Loyce Pace, President and Executive Director of the Global Health Council.

Typography

Making the planet a healthier place – and, by extension, more secure and economically vibrant – requires the attention not only of world leaders and organizations, but the dedication of a whole community of health care professionals on the ground tackling the issues day in and day out.

What comes to mind when someone says, “global health?” Does it evoke a heart-wrenching visual of someone sick and in pain?

Do you imagine a hospital or physician delivering care? Do you think of medicines or machines or even the scientists who develop both? Or perhaps it’s none of the above.

You can see how this causes a conundrum for the community of health professionals focused on these issues. Both the beauty and blessing of global health is that it means a myriad of things to many people. Probably more important is our ultimate collective goal: to improve health and wellness for people worldwide.

Whether focused on community education and risk prevention, health care services and patient support or data and innovation, global health encompasses a wide range of programs and practitioners. And there are countless issues and ailments that influence health. People often think of infectious diseases ranging from the flu to Ebola.

Others might consider more chronic conditions, such as cancer or heart disease, that affect populations worldwide. However, risk factors, such as tobacco use, are a critical global health concern as are systemic challenges, such as vaccine shortages and resistance to antibiotics – a disturbing reality of today. Furthermore, there are clear links between health and other global issues, including climate change and infrastructure. Weather patterns affect the population of animals and insects that carry diseases and, at a basic level, crops that provide nutritious foods to children and adults. Poor sanitation makes communities and families vulnerable to a number of other infections.

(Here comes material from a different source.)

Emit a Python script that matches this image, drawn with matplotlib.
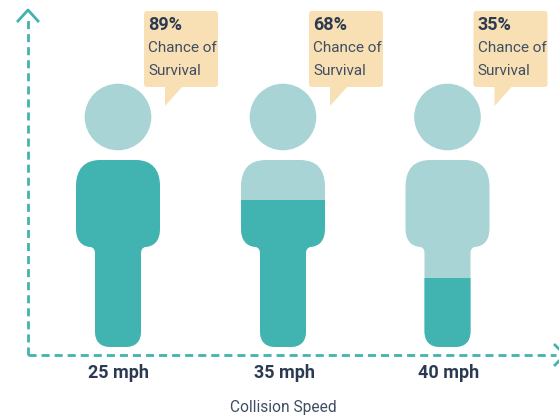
import matplotlib.pyplot as plt
from matplotlib.patches import Circle, PathPatch, Rectangle, FancyBboxPatch, Polygon
from matplotlib.path import Path

speeds = ['25 mph', '35 mph', '40 mph']
survival = ['89%', '68%', '35%']
# share of the figure's height that is filled (as drawn, not the same as the label)
fill_share = [1.0, 0.786, 0.369]

centers = [118, 283, 447.5]
teal = '#41B3B0'
light = '#A8D4D5'
tan = '#F8E0B4'
navy = '#2B3A50'
gray = '#3F4E63'

plt.rcParams['font.family'] = ['Roboto', 'DejaVu Sans']

fig = plt.figure(figsize=(5.59, 4.19), dpi=100)
ax = fig.add_axes([0, 0, 1, 1])
ax.set_xlim(0, 559)
ax.set_ylim(419, 0)
ax.axis('off')


def body_path(c):
    # half widths: shoulders 42, legs 23
    L, M, C = Path.LINETO, Path.MOVETO, Path.CURVE3
    pts = [
        (-17, 160), (17, 160), (42, 160), (42, 187), (42, 228),
        (42, 246), (27, 247), (23, 248), (23, 253), (23, 331),
        (23, 347), (7, 347), (-7, 347), (-23, 347), (-23, 331),
        (-23, 253), (-23, 248), (-27, 247), (-42, 246), (-42, 228),
        (-42, 187), (-42, 160), (-17, 160),
    ]
    codes = [M, L, C, C, L, C, C, C, C, L, C, C, L, C, C, L, C, C, C, C, L, C, C]
    return Path([(c + x, y) for x, y in pts], codes)


for c, speed, pct, share in zip(centers, speeds, survival, fill_share):
    ax.add_patch(Circle((c, 117), 33.3, fc=light, ec='none'))
    shape = PathPatch(body_path(c), fc=light, ec='none')
    ax.add_patch(shape)
    fill_top = 347 - share * (347 - 160)
    fill = Rectangle((c - 43, fill_top), 86, 347 - fill_top, fc=teal, ec='none')
    ax.add_patch(fill)
    fill.set_clip_path(shape)

    # callout
    left = c + 26
    ax.add_patch(FancyBboxPatch((left + 2, 13), 70, 72, boxstyle='round,pad=2,rounding_size=3',
                                fc=tan, ec='none'))
    ax.add_patch(Polygon([(left + 21, 86), (left + 21, 106), (left + 39, 86)], fc=tan, ec='none'))
    ax.text(left + 4, 25, pct, fontsize=13, fontweight='bold', color=navy, va='center', ha='left')
    ax.text(left + 4, 48.5, 'Chance of', fontsize=11, color=gray, va='center', ha='left')
    ax.text(left + 4, 71, 'Survival', fontsize=11, color=gray, va='center', ha='left')

    ax.text(c + 1, 373, speed, fontsize=13, fontweight='bold', color=navy, va='center', ha='center')

ax.text(283, 407, 'Collision Speed', fontsize=11.2, color=gray, va='center', ha='center')

# dashed axes
dash = (0, (2.9, 1.8))
ax.plot([28, 28], [355, 19], color=teal, lw=2, linestyle=dash)
ax.plot([28, 556], [355, 355], color=teal, lw=2, linestyle=dash)
ax.plot([18, 28, 38], [21, 10, 21], color=teal, lw=2)
ax.plot([555, 565, 555], [345, 355, 365], color=teal, lw=2)

plt.savefig('out.png', dpi=100)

As broad as the global health sector and its stakeholders can be, there are clear trends that apply across the board. First of all, the burden is shifting in interesting and important ways. We are on the cusp of eradicating polio, after years of strong efforts and investments. We also are within sight of an AIDS-free generation and the end of preventable maternal and child deaths. These are milestones of which we should be proud as a health care community. At the same time, we are continuously faced with regular pandemic outbreaks and other threats that could affect the progress we’ve made to date in other areas. And there are a number of priorities that still don’t get nearly the attention they should. A prime example is tuberculosis. It has become clear the global health community must be ready not only for what’s now but what is next.

In addition to the shifting global health burden, we are faced with a change in political appetites for and understanding of global health investments or needs. The United States – a leader in this field for decades – is debating what its role should be in financing and otherwise driving global health progress. Other traditional donor countries are increasing their investments, particularly in the area of family planning and reproductive health. In March, the governments of Belgium, Denmark, Netherlands, and Sweden co-organized a She Decides conference to raise funds in support of sexual and reproductive health and family planning worldwide.

There were also a number of commitments made at this year’s Family Planning Summit, co-hosted by Britain’s Department of International Development, the United Nations Population Fund and the Bill & Melinda Gates Foundation. Nearly 40 governments, 16 companies, and 11 partner organizations pledged US $2.5 billion by 2020, with a majority of funding coming from countries in Africa and Asia. This demonstrates an especially relevant trend, which is how much domestic versus international funding has come to play a role in global health activities. Private-sector initiatives have become increasingly-important, as well. Last year, about 20 companies came together to form the Global Health Security Agenda (GHSA) Private Sector Roundtable. This coalition, with members across various industries, serves to coordinate private-sector activities that support countries in reaching their GHSA goals. Clearly, as we think about how to tackle the world’s health problems, such examples help us consider the range of resources required to be successful and how to stimulate diverse sources of funding.

A critical resource is global health leadership. Leaders can range from Dr. Tedros Adhanom Ghebreyesus, the new director-general of World Health Organization, to a community health worker who provides education on disease risk and local treatment services. Ultimately, global health is about the people that benefit or suffer from its progress or setbacks. So it makes sense that they drive its future. People on the ground tackling these issues daily can tell us what they see and hear, what they know is working, and how to ensure we continue to make positive gains. They share their stories, providing honest perspectives and helpful reference points for praiseworthy outcomes and lessons learned. And, perhaps most importantly, they broaden the ownership of global health so that, no matter the definition we use, everyone understands his or her role in advancing its mission. In reality, we all have an opportunity to support global health and, given its connection to everything from the global economy to national security, we should step up and do so.

Loyce Pace is the President and Executive Director of the Global Health Council, a US-based membership organization representing the collective voice of the global health community worldwide. Loyce has previously held leadership positions in global policy and strategic partnerships at the Livestrong Foundation and the American Cancer Society. While Director of Regional Programs for the American Cancer Society's Department of Global Health, she was responsible for developing their first capacity-building and advocacy initiatives in Southeast Asia and sub-Saharan Africa.